Il faut deuxièmement former nos entreprises sur les aspects commerciaux. Une chose est d’être compétente, une autre est de pouvoir lever les marchés. Avec l’ouverture des barrières douanières et avec les Technologies de l’information et de la communication, le marché est totalement ouvert. Il faut renforcer nos capacités commerciales pour que nous soyons capables de lever des marchés au niveau international, dans les autres pays de la sous-région ; quitte à ce qu’on puisse promouvoir le rapprochement entre plusieurs agences et des pôles de compétences, créer des groupes plus forts et compétitifs à l’international.

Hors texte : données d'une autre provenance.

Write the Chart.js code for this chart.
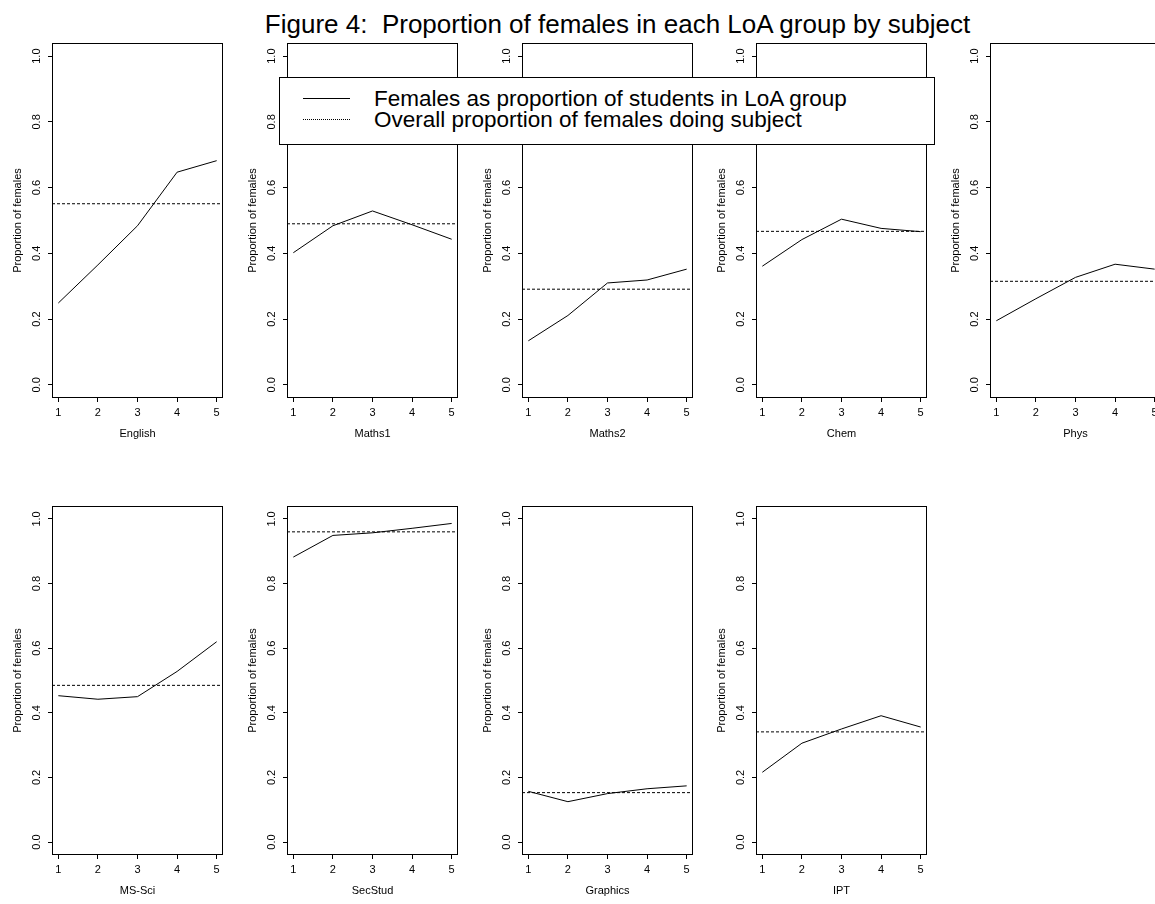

En fin de mandat, avez vous le sentiment d’un devoir accompli ?

Je crois que c’est aux autres de dire si ce que nous avons fait est satisfaisant. On pense avoir joué notre rôle, apporté notre contribution. Il reste à faire en sorte que ce qui a été engrangé comme acquis durant ce mandat, soit consolidé. Qu’il y ait une sorte d’héritage à sauvegarder.

Qu’est-ce que vous auriez voulu faire et qui n’a pas été fait, à cause peut-être du manque de temps ou de l’environnement de façon générale ?

Nous aurions voulu organiser la Semaine nationale de la communication. Sur le reste, ce sont des chantiers. On ne peut pas vouloir tout réaliser avant de partir.
Par contre, la chose particulière que j’ai vécue sous mon mandat, c’est l’affaire du Conseil supérieur de la communication (CSC) avec Désiré Komboïgo. Lorsqu’il y a eu le problème, Publicitaires Associés a essayé d’intervenir, mais c’était vraiment difficile parce que les bords étaient tranchés dans cette querelle. Cela nous a mis mal à l’aise parce que tout au long de notre mandat, c’était tendu entre Désiré Komboïgo qui est notre représentant au CSC et les autres membres.

Cela fait que nous n’avons pas beaucoup profité d’une bonne collaboration avec le Conseil supérieur de la communication. Mais je suis satisfait et content de remarquer que les choses ont commencé à évoluer dans le bon sens. C’est ce qu’on peut souhaiter, parce que dans la division, on ne peut rien construire. Si on met les efforts, les intelligences ensemble, c’est sûr qu’on va faire des choses extraordinaires.